С середины XVIII века этот предмет появляется и в программе некоторых духовных семинарий.

«Кроме древних языков, здесь учат французскому и немецкому, — писал Карамзин после посещения Троице-Сергиевой Лавры. — Это похвально: кому надобно проповедовать, тому должно знать Боссюэта и Массильона».

В 1804 году Александр I наконец упорядочил государственную систему образования. Теперь она делилась на четыре ступени: приходскую школу, уездное училище, гимназию и университет. И если на первой из них детям низших сословий просто прививали навыки чтения, письма и счёта, а на второй преподавали разве что начала латыни — то в гимназиях по четыре часа в неделю отводилось на изучение «новых» языков — французского, немецкого, а с 1828 года еще и английского.

Правда, живые языки тогда преподавали по аналогии с древними, а эта методика была не очень эффективной. В основном гимназисты занимались дословным переводом текста, грамматику изучали как самостоятельный предмет (причем всё сводилось к зазубриванию теоретических положений), а лексика на занятиях если и давалась, то вне контекста. Свободно общаться на иностранном после такого курса было достаточно сложно. Языки в гимназиях изучали четыре года: в первом классе главное внимание уделялось основам грамматики, чтению и письму, во втором — переводу, в третьем — чтению текстов в оригинале, в четвертом — чтению стихов и элементам сочинения.

В 1864 году была проведена очередная образовательная реформа.

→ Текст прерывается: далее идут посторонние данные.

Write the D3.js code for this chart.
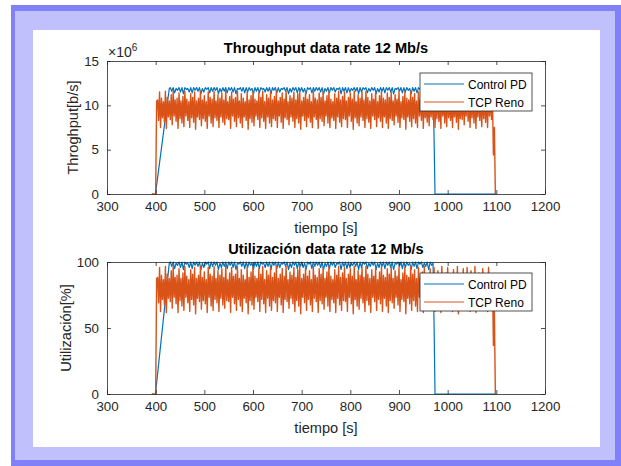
<!DOCTYPE html>
<html>
<head>
<meta charset="utf-8">
<script src="https://cdn.jsdelivr.net/npm/d3@7"></script>
<style>
  body { margin: 0; background: #fff; }
  svg { display: block; font-family: "Liberation Sans", Arial, sans-serif; }
</style>
</head>
<body>
<div id="chart"></div>
<script>
const linkRate = 12; // Mb/s, used for utilizacion [%]
const xTicks = [300, 400, 500, 600, 700, 800, 900, 1000, 1100, 1200];
const thrTicks = [0, 5, 10, 15];
const utilTicks = [0, 50, 100];
const seriesNames = ["Control PD", "TCP Reno"];
const seriesColors = ["#0072BD", "#D95319"];
const seriesWidths = [1.2, 1.4];

// Control PD throughput (Mb/s)
const ctrlHeadT = [400, 401, 428];
const ctrlHeadV = [0, 0.6, 11.9];
const ctrlBodyStart = 430, ctrlBodyStep = 6;
const ctrlHigh = [
  12.0, 12.0, 11.9, 12.0, 12.0, 12.0, 11.9, 12.0, 12.0, 12.0,
  12.0, 11.9, 12.0, 12.0, 12.0, 12.0, 12.0, 11.9, 12.0, 12.0,
  12.0, 12.0, 12.0, 11.9, 12.0, 12.0, 12.0, 12.0, 11.9, 12.0,
  12.0, 12.0, 11.9, 12.0, 12.0, 12.0, 12.0, 12.0, 11.9, 12.0,
  12.0, 11.9, 12.0, 12.0, 12.0, 12.0, 11.9, 12.0, 12.0, 12.0,
  12.0, 12.0, 12.0, 11.9, 12.0, 12.0, 12.0, 11.9, 12.0, 12.0,
  12.0, 12.0, 11.9, 12.0, 12.0, 12.0, 12.0, 12.0, 11.9, 12.0,
  12.0, 11.9, 12.0, 12.0, 12.0, 12.0, 12.0, 11.9, 12.0, 12.0,
  12.0, 12.0, 11.9, 12.0, 12.0, 12.0, 12.0, 11.9, 12.0, 12.0
];
const ctrlLow = [
  11.6, 11.4, 11.7, 11.5, 11.3, 11.8, 11.5, 11.4, 11.7, 11.6,
  11.3, 11.5, 11.8, 11.4, 11.6, 11.7, 11.3, 11.5, 11.6, 11.4,
  11.7, 11.5, 11.3, 11.8, 11.6, 11.4, 11.5, 11.7, 11.3, 11.6,
  11.4, 11.8, 11.5, 11.6, 11.3, 11.7, 11.4, 11.5, 11.8, 11.6,
  11.3, 11.5, 11.7, 11.4, 11.6, 11.5, 11.3, 11.8, 11.4, 11.6,
  11.7, 11.5, 11.3, 11.6, 11.4, 11.7, 11.5, 11.8, 11.3, 11.6,
  11.4, 11.5, 11.7, 11.6, 11.3, 11.5, 11.8, 11.4, 11.6, 11.7,
  11.3, 11.5, 11.6, 11.4, 11.7, 11.5, 11.3, 11.8, 11.6, 11.4,
  11.5, 11.7, 11.3, 11.6, 11.4, 11.8, 11.5, 11.6, 11.3, 11.7
];
const ctrlTailT = [970, 972, 974, 1100];
const ctrlTailV = [11.9, 6.5, 0, 0];

// TCP Reno throughput (Mb/s)
const renoHeadT = [392, 400, 402];
const renoHeadV = [0, 0, 10.5];
const renoBodyStart = 404, renoBodyStep = 4;
const renoHigh = [
  10.6, 11.5, 10.8, 10.4, 11.6, 10.9, 10.5, 11.2, 11.7, 10.6, 10.8, 11.4, 10.5, 11.0, 11.6, 10.7, 10.4, 11.3, 10.9, 11.5,
  10.5, 10.8, 11.6, 10.6, 11.1, 10.4, 11.5, 10.9, 10.7, 11.6, 10.5, 11.2, 10.8, 11.4, 10.6, 11.7, 10.4, 11.0, 11.5, 10.7,
  10.9, 11.6, 10.5, 11.3, 10.8, 10.4, 11.5, 10.6, 11.1, 11.6, 10.7, 10.5, 11.4, 10.9, 11.6, 10.4, 11.2, 10.8, 11.5, 10.6,
  11.0, 11.6, 10.5, 10.9, 11.4, 10.7, 11.6, 10.4, 11.1, 10.8, 11.5, 10.6, 11.3, 11.6, 10.5, 10.9, 11.5, 10.7, 11.2, 10.4,
  11.6, 10.8, 10.6, 11.4, 10.9, 11.5, 10.5, 11.1, 11.6, 10.7, 10.4, 11.3, 10.8, 11.6, 10.6, 11.0, 11.5, 10.5, 10.9, 11.4,
  10.7, 11.6, 10.4, 11.2, 10.8, 11.5, 10.6, 11.6, 10.9, 10.5, 11.3, 10.7, 11.5, 10.4, 11.1, 11.6, 10.8, 10.6, 11.4, 10.9,
  11.5, 10.5, 11.2, 10.7, 11.6, 10.4, 11.0, 11.5, 10.8, 10.6, 11.6, 10.9, 11.3, 10.5, 11.5, 10.7, 11.1, 11.6, 10.4, 10.8,
  11.4, 10.6, 11.5, 10.9, 11.2, 10.5, 11.6, 10.7, 11.0, 11.5, 10.4, 10.8, 11.3, 10.6, 11.6, 10.9, 10.5, 11.4, 10.7, 11.5,
  10.6, 11.2, 10.9, 11.6, 10.5, 11.0, 10.8, 11.4, 10.6, 10.9, 11.5, 10.8
];
const renoLow = [
  8.3, 7.5, 8.6, 8.1, 7.4, 8.7, 8.4, 7.8, 8.8, 8.2, 7.4, 8.5, 8.0, 7.6, 8.8, 8.3, 7.5, 8.6, 8.1, 7.3,
  8.7, 8.4, 7.7, 8.5, 8.2, 7.4, 8.8, 8.0, 7.6, 8.6, 8.3, 7.5, 8.7, 8.1, 7.8, 8.5, 8.4, 7.4, 8.8, 8.2,
  7.6, 8.6, 8.0, 7.5, 8.7, 8.3, 7.3, 8.5, 8.1, 7.7, 8.8, 8.4, 7.5, 8.6, 8.2, 7.4, 8.7, 8.0, 7.6, 8.5,
  8.3, 7.5, 8.8, 8.1, 7.4, 8.6, 8.4, 7.8, 8.7, 8.2, 7.5, 8.5, 8.0, 7.3, 8.8, 8.3, 7.6, 8.6, 8.1, 7.5,
  8.7, 8.4, 7.4, 8.5, 8.2, 7.7, 8.8, 8.0, 7.5, 8.6, 8.3, 7.4, 8.7, 8.1, 7.6, 8.5, 8.4, 7.5, 8.8, 8.2,
  7.3, 8.6, 8.0, 7.7, 8.7, 8.3, 7.5, 8.5, 8.1, 7.4, 8.8, 8.4, 7.6, 8.6, 8.2, 7.5, 8.7, 8.0, 7.4, 8.5,
  8.3, 7.8, 8.8, 8.1, 7.5, 8.6, 8.4, 7.3, 8.7, 8.2, 7.6, 8.5, 8.0, 7.5, 8.8, 8.3, 7.4, 8.6, 8.1, 7.7,
  8.7, 8.4, 7.5, 8.5, 8.2, 7.4, 8.8, 8.0, 7.6, 8.6, 8.3, 7.5, 8.7, 8.1, 7.3, 8.5, 8.4, 7.8, 8.8, 8.2,
  7.5, 8.6, 8.0, 7.4, 8.7, 8.3, 7.6, 8.5, 8.1, 7.5, 8.8, 8.4
];
const renoTailT = [1092, 1094, 1096, 1098, 1100];
const renoTailV = [10.8, 4.4, 7.5, 0, 0];

// assemble the time/value pairs of one series
function buildSeries(headT, headV, start, step, high, low, tailT, tailV) {
  const pts = headT.map((t, i) => [t, headV[i]]);
  high.forEach((v, i) => {
    pts.push([start + i * step, v]);
    pts.push([start + i * step + step / 2, low[i]]);
  });
  tailT.forEach((t, i) => pts.push([t, tailV[i]]));
  return pts;
}

const ctrl = buildSeries(ctrlHeadT, ctrlHeadV, ctrlBodyStart, ctrlBodyStep, ctrlHigh, ctrlLow, ctrlTailT, ctrlTailV);
const reno = buildSeries(renoHeadT, renoHeadV, renoBodyStart, renoBodyStep, renoHigh, renoLow, renoTailT, renoTailV);

const W = 621, H = 466;
const axisColor = "#262626";

const svg = d3.select("#chart").append("svg")
  .attr("width", W)
  .attr("height", H);

// frame
svg.append("rect").attr("x", 11).attr("y", 5).attr("width", W - 11).attr("height", H - 5).attr("fill", "#8080f8");
svg.append("rect").attr("x", 15).attr("y", 11).attr("width", 600).attr("height", 449).attr("fill", "#c0c0fc");
svg.append("rect").attr("x", 33).attr("y", 30).attr("width", 567).attr("height", 417).attr("fill", "#ffffff");

const x = d3.scaleLinear().domain([300, 1200]).range([107, 545]);

function drawPanel(p) {
  const y = d3.scaleLinear().domain(p.domain).range([p.bottom, p.top]);
  const g = svg.append("g");

  const line = d3.line()
    .x(d => x(d[0]))
    .y(d => y(p.conv(d[1])));

  [ctrl, reno].forEach((s, i) => {
    g.append("path")
      .datum(s)
      .attr("fill", "none")
      .attr("stroke", seriesColors[i])
      .attr("stroke-width", seriesWidths[i])
      .attr("stroke-linejoin", "round")
      .attr("d", line);
  });

  // axes, MATLAB box with inward ticks
  const bottomAx = g.append("g")
    .attr("transform", `translate(0,${p.bottom})`)
    .call(d3.axisBottom(x).tickValues(xTicks).tickFormat(d3.format("d")).tickSize(-4).tickPadding(8).tickSizeOuter(0));
  g.append("g")
    .attr("transform", `translate(0,${p.top})`)
    .call(d3.axisTop(x).tickValues(xTicks).tickSize(-4).tickFormat("").tickSizeOuter(0));
  g.append("g")
    .attr("transform", `translate(${x.range()[0]},0)`)
    .call(d3.axisLeft(y).tickValues(p.ticks).tickFormat(d3.format("d")).tickSize(-4).tickPadding(8).tickSizeOuter(0));
  g.append("g")
    .attr("transform", `translate(${x.range()[1]},0)`)
    .call(d3.axisRight(y).tickValues(p.ticks).tickSize(-4).tickFormat("").tickSizeOuter(0));

  g.selectAll(".domain").attr("stroke", axisColor).attr("stroke-width", 0.8);
  g.selectAll(".tick line").attr("stroke", axisColor).attr("stroke-width", 0.8);
  g.selectAll(".tick text")
    .attr("fill", axisColor)
    .style("font-size", "13.3px")
    .style("font-family", '"Liberation Sans", Arial, sans-serif');
  bottomAx.selectAll(".tick text").attr("dy", "0.71em").attr("y", 8);

  // title
  g.append("text")
    .attr("x", (x.range()[0] + x.range()[1]) / 2)
    .attr("y", p.top - 8)
    .attr("text-anchor", "middle")
    .style("font-size", "14.6px")
    .style("font-weight", "bold")
    .attr("fill", "#000")
    .text(p.title);

  // x label
  g.append("text")
    .attr("x", (x.range()[0] + x.range()[1]) / 2)
    .attr("y", p.bottom + 39)
    .attr("text-anchor", "middle")
    .style("font-size", "14.6px")
    .attr("fill", axisColor)
    .text("tiempo [s]");

  // y label
  g.append("text")
    .attr("transform", `translate(${p.ylabelX},${(p.top + p.bottom) / 2}) rotate(-90)`)
    .attr("text-anchor", "middle")
    .style("font-size", "14.6px")
    .attr("fill", axisColor)
    .text(p.ylabel);

  if (p.exponent) {
    const ex = g.append("text")
      .attr("x", x.range()[0] + 1)
      .attr("y", p.top - 4)
      .style("font-size", "14px")
      .attr("fill", axisColor);
    ex.append("tspan").text("×10");
    ex.append("tspan").attr("dy", -6).style("font-size", "10px").text(p.exponent);
  }

  // legend
  const lg = g.append("g").attr("transform", `translate(420,${p.legendTop})`);
  lg.append("rect")
    .attr("width", 112)
    .attr("height", 38)
    .attr("fill", "#fff")
    .attr("stroke", axisColor)
    .attr("stroke-width", 0.8);
  seriesNames.forEach((name, i) => {
    const yy = 11 + i * 18;
    lg.append("line")
      .attr("x1", 4).attr("x2", 44)
      .attr("y1", yy).attr("y2", yy)
      .attr("stroke", seriesColors[i])
      .attr("stroke-width", 1);
    lg.append("text")
      .attr("x", 48)
      .attr("y", yy + 4.5)
      .style("font-size", "12px")
      .attr("fill", "#000")
      .text(name);
  });
}

drawPanel({
  top: 61, bottom: 194, domain: [0, 15], ticks: thrTicks,
  conv: v => v,
  title: "Throughput data rate 12 Mb/s",
  ylabel: "Throghput[b/s]", ylabelX: 78,
  exponent: "6",
  legendTop: 73
});

drawPanel({
  top: 262, bottom: 394, domain: [0, 100], ticks: utilTicks,
  conv: v => v / linkRate * 100,
  title: "Utilización data rate 12 Mb/s",
  ylabel: "Utilización[%]", ylabelX: 71,
  exponent: null,
  legendTop: 273
});
</script>
</body>
</html>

Гимназии делились на классические и реальные: в первых параллельно с новыми изучались один или два древних языка, во вторых, позже переименованных в реальные училища, — только современные.

Меняется и методика преподавания: акцент наконец-то делается на практику, а не на зазубривание правил и бессмысленные дословные переводы, поэтому в подготовительном классе гимназисты сначала учились разговаривать на иностранном и уже потом — читать.

Правда, ближе к концу XIX века языки в образовательных заведениях (особенно в более демократичных, вроде реальных училищ) начинают «притеснять». Многие тогда считали, что в обычной школе в качестве обязательного предмета следует оставить только родную речь, а остальные сделать факультативными. Но в аристократических кругах свободное владение одним или несколькими иностранными языками было нормой вплоть до революции.

При советском строе этот учебный предмет в России пришел в упадок. Да, формально с 1940 года языки в обязательном порядке входили в школьную программу, но уроки сводились к чтению и зазубриванию текстов. Впрочем, и мотивации у большинства не было никакой: зачем учить то, чем тебе, скорее всего, никогда не доведется воспользоваться?

Так что после распада СССР повторилась ситуация трехсотлетней давности: языковая изоляция уже во второй раз в истории была снята, детей начали отправлять учиться за границу, а самыми востребованными преподавателями вновь стали носители английского, французского, немецкого и проч.